REPUBLIKA.CO.ID, JAKARTA -- Pemerintah terus berupaya untuk meningkatkan perlindungan bagi Tenaga Kerja Indonesia (TKI) yang bekerja di luar negeri. Salah satu upaya yang dilakukan adalah menggeser paradigma penempatan TKI di luar negeri menjadi paradigma migrasi.
Paradigma migrasi menempatkan posisi bekerja di luar negeri sebagai hak bagi setiap warga negara. Oleh karenanya, mereka adalah subyek yang bisa menentukan sendiri pekerjaan yang diminatinya di luar negeri, dilandasi kesesuaian dengan bakat dan kemampuan yang dimiliki.
"Pemerintah mengubah konsep TKI dari objek menjadi subjek. TKI bebas menentukan nasibnya dan pemerintah siap memfasilitasi," kata Menteri Tenaga Kerja M Hanif Dhakiri, Senin (6/2).
Pemerintah menggagas konsep bahwa bekerja di luar negeri adalah hak, sebuah pilihan yang dilakukan secara sadar. Bukan lagi penempatan sehingga pasrah terhadap pilihan-pilihan yang diberikan. "Makanya kita geser menjadi paradigma migrasi. Bekerja di luar negeri adalah hak warga negara dan pemerintah hadir untuk melindungi hak tersebut," jelas Hanif.
Menurut Menaker, kesadaran hak bekerja di luar negeri tersebut harus diimbangi dengan pemahaman tentang profesi dan keterampilan yang akan digeluti di luar negeri. Selain itu, penguasaan terhadap bahasa negara tujuan juga penting untuk menyesuaikan diri dengan lingkungan kerjanya. Ini sebagai self defence capacity bagi TKI itu sendiri.
Pemerintah, Hanif mengatakan, juga terus mengupayakan peningkatan perlindungan TKI dengan berbagai kebijakan.
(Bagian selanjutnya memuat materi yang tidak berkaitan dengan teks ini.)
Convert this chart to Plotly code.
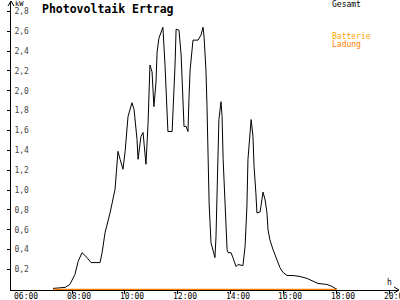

Seperti penghentian dan pelarangan TKI sektor domestik atau pengguna perseorangan di 21 negara Timur Tengah. Yakni Aljazair, Arab Saudi, Bahrain, Irak, Iran, Kuwait, Lebanon, Libya, Maroko, Mauritania, Mesir, Oman, Pakistan, Palestina, Qatar, Sudan Selatan, Suriah, Tunisia, UEA, Yaman, dan Yordania.
Menurutnya penghentian penempatan TKI sektor domestik atau pengguna perseorangan di 21 negara tersebut mengingat negara-negara itu belum menunjukan adanya perbaikan tata kelola dalam hal perlindungan TKI.